We remain optimistic the world will ultimately transition to a sustainable economy. We hoped it would happen faster; but that only makes us more determined to do our part to bring about the changes that are needed so badly.
Generation Foundation and Climate TRACE
Since its founding alongside Generation in 2004, the Generation Foundation has focused on strategic research, grant-making and thought leadership to mobilise capital to drive a more sustainable economic system. In 2024, the Foundation continued to invest in efforts that build on its flagship work on fiduciary duty: A Legal Framework for Impact. This detailed global analysis confirms the legal framework already exists for investors to consider sustainability as a relevant concern.2 Moreover, it finds investors have a duty to consider how they can contribute to better sustainability outcomes when they affect the long-term success of businesses and economies. We will continue our work to deepen and broaden investors’ ability to drive positive financial and impact returns through their capital allocation, stewardship and policy engagement.
The Partners of Generation have provided significant funding for Climate TRACE. Climate TRACE is a non-profit coalition of artificial intelligence-based tech companies, non-government organisations and universities that are harnessing satellite imagery and other forms of remote sensing, artificial intelligence and collective data science expertise to track human-caused greenhouse gas emissions with unprecedented detail and speed. Climate TRACE’s emissions inventory is the world’s first comprehensive accounting of greenhouse gas emissions based primarily on direct, independent observation. Beginning in 2024, Climate TRACE also began covering key non-greenhouse gas air pollutants for the world’s largest sources of emissions – including pollutants that are implicated in millions of deaths around the world each year.
In closing
“There is a time for everything … a time to be silent and a time to speak.”
– Ecclesiastes 3:7
The world must face a simple truth: when something is unsustainable it will eventually stop. Treating the transition to a sustainable economy as optional is not an option. The cost of inaction is indefensible and unbearable.
The just transition to a sustainable society is inevitable. But whether the world makes the transition in time to avoid truly horrific consequences for all of humanity is not. This challenge requires people to put their heads above the political parapets to say and do what is right. We in the finance community must show leadership and create the circumstances in which sustainability goals can be advanced. There is a clear need for high-ambition investors to stand firm in their commitment to a sustainable economy and society.

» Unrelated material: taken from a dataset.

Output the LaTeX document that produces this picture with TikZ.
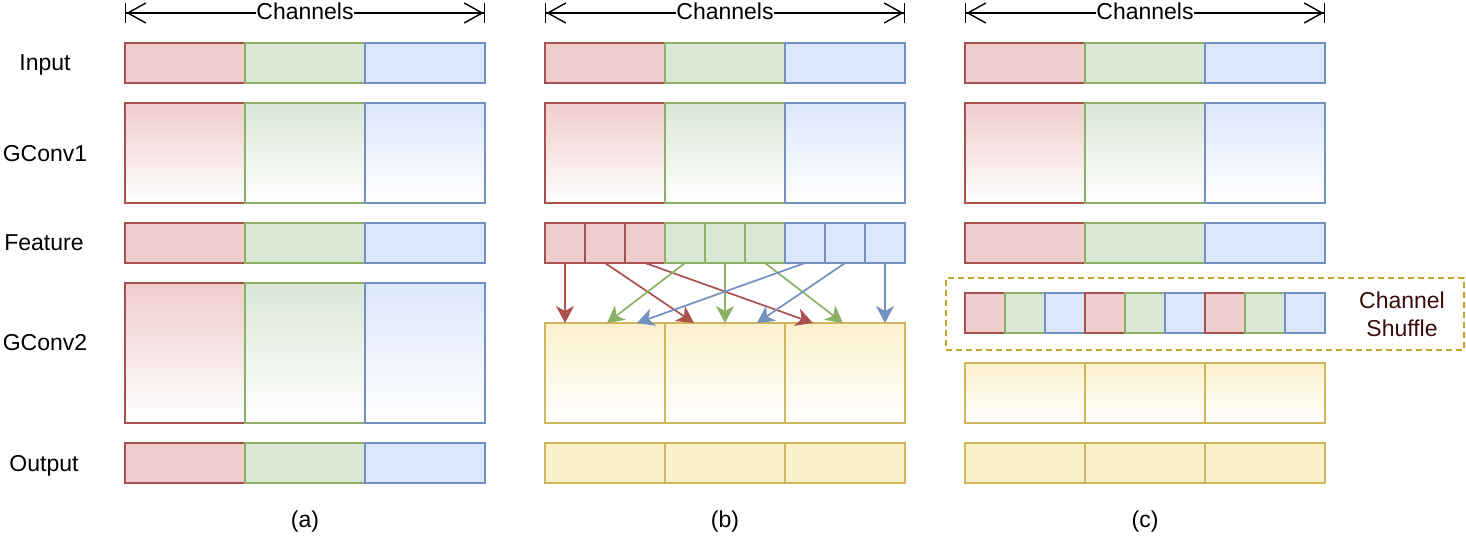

Thank you for your partnership.
David Blood, on behalf of all colleagues at Generation Investment Management, Just Climate and the Generation Foundation
- Assets under management as at 31 December 2024 are $32.9 billion and assets under supervision (“AUS”) as at 30 September 2024 are $8.7 billion. AUS form part of our Private Equity strategy and include assets where Generation sourced, structured and/or negotiated the investment and in relation to which it provides certain ongoing advisory services for a fee.
- Commissioned by Generation Foundation in partnership with the United Nations Environment Programme (UNEP FI) and the Principles for Responsible Investment (PRI) and authored by Freshfields Bruckhaus Derringer.